* _WHAT TO DO_
Without the pictures, extract every line from the start of the material to the line containing "0.71, 0.755, 0.80]", both ends included.

* _MATERIAL_
┌────────
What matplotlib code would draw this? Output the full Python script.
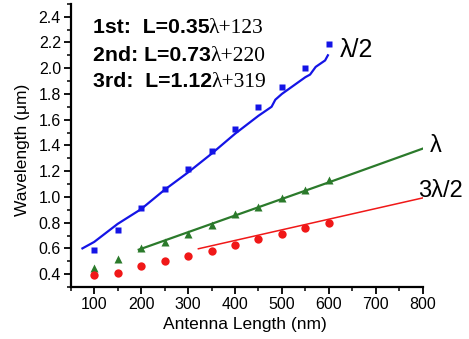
import numpy as np
import matplotlib.pyplot as plt
from matplotlib.ticker import MultipleLocator

plt.rcParams['font.family'] = ['Liberation Sans', 'DejaVu Sans']

# antenna lengths for the measured points (nm)
length = [100, 150, 200, 250, 300, 350, 400, 450, 500, 550, 600]

# measured resonance wavelengths (um)
half_wave = [0.59, 0.74, 0.91, 1.06, 1.22, 1.36, 1.53, 1.70, 1.85, 2.00, 2.19]
full_wave = [0.45, 0.52, 0.60, 0.65, 0.715, 0.78, 0.865, 0.925, 0.99, 1.055, 1.135]
three_half = [0.39, 0.41, 0.46, 0.50, 0.54, 0.58, 0.625, 0.67, 0.71, 0.755, 0.80]

# fitted / simulated curves
half_fit_x = [75, 100, 150, 200, 250, 300, 350, 400, 450, 478, 486, 500, 550, 560, 572, 592, 598]
half_fit_y = [0.60, 0.65, 0.79, 0.905, 1.055, 1.19, 1.335, 1.49, 1.63, 1.70, 1.755, 1.80,
              1.93, 1.95, 2.01, 2.06, 2.10]
full_fit_x = [195, 400, 600, 800]
full_fit_y = [0.59, 0.855, 1.113, 1.375]
three_fit_x = [322, 800]
three_fit_y = [0.597, 0.992]

blue = '#1414e6'
green = '#2b7a2b'
red = '#f01818'

W, H = 469, 339
fig = plt.figure(figsize=(W / 100, H / 100), dpi=100)
ax = fig.add_axes([70.7 / W, (H - 287) / H, (422.7 - 70.7) / W, (287 - 3.8) / H])

ax.plot(half_fit_x, half_fit_y, color=blue, lw=1.6)
ax.plot(full_fit_x, full_fit_y, color=green, lw=1.6)
ax.plot(three_fit_x, three_fit_y, color=red, lw=1.1)

ax.plot(length, half_wave, 's', color=blue, ms=5, mec='none')
ax.plot(length, full_wave, '^', color=green, ms=6, mec='none')
ax.plot(length, three_half, 'o', color=red, ms=6, mec='none')

ax.set_xlim(50, 800)
ax.set_ylim(0.3, 2.5)
ax.xaxis.set_minor_locator(MultipleLocator(50))
ax.yaxis.set_minor_locator(MultipleLocator(0.1))
ax.set_xticks(np.arange(100, 801, 100))
ax.set_yticks(np.arange(0.4, 2.41, 0.2))
ax.set_yticklabels([f"{v:.1f}" for v in np.arange(0.4, 2.41, 0.2)])

for s in ['top', 'right']:
    ax.spines[s].set_visible(False)
for s in ['left', 'bottom']:
    ax.spines[s].set_linewidth(1.6)
ax.tick_params(which='major', direction='out', length=5, width=1.3, labelsize=11.5, pad=2)
ax.tick_params(which='minor', direction='out', length=3, width=1.1)

fig.text(245 / W, 1 - 325 / H, 'Antenna Length (nm)', fontsize=12.5, ha='center', va='center')
fig.text(22 / W, 1 - 150 / H, 'Wavelength (\u03bcm)', fontsize=12.5, rotation=90,
         ha='center', va='center')

# fit equations: bold part, then serif part right after it on the same baseline
eqs = [('1st:  L=0.35', '\u03bb+123', 33), ('2nd: L=0.73', '\u03bb+220', 61),
       ('3rd:  L=1.12', '\u03bb+319', 87)]
renderer = fig.canvas.get_renderer()
for bold_part, serif_part, base in eqs:
    t = fig.text(93 / W, 1 - base / H, bold_part, fontsize=15.3, fontweight='bold',
                 va='baseline')
    x_end = t.get_window_extent(renderer).x1
    fig.text((x_end - 1) / W, 1 - base / H, serif_part, fontsize=15.5, va='baseline',
             family=['Liberation Serif', 'DejaVu Serif'])

fig.text(340 / W, 1 - 57 / H, '\u03bb/2', fontsize=18, va='baseline')
fig.text(430 / W, 1 - 152 / H, '\u03bb', fontsize=17, va='baseline')
fig.text(418 / W, 1 - 197 / H, '3\u03bb/2', fontsize=17, va='baseline')

fig.savefig('out.png', dpi=100)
└────────
* _SOLUTION TO THIS PROBLEM_
What matplotlib code would draw this? Output the full Python script.
import numpy as np
import matplotlib.pyplot as plt
from matplotlib.ticker import MultipleLocator

plt.rcParams['font.family'] = ['Liberation Sans', 'DejaVu Sans']

# antenna lengths for the measured points (nm)
length = [100, 150, 200, 250, 300, 350, 400, 450, 500, 550, 600]

# measured resonance wavelengths (um)
half_wave = [0.59, 0.74, 0.91, 1.06, 1.22, 1.36, 1.53, 1.70, 1.85, 2.00, 2.19]
full_wave = [0.45, 0.52, 0.60, 0.65, 0.715, 0.78, 0.865, 0.925, 0.99, 1.055, 1.135]
three_half = [0.39, 0.41, 0.46, 0.50, 0.54, 0.58, 0.625, 0.67, 0.71, 0.755, 0.80]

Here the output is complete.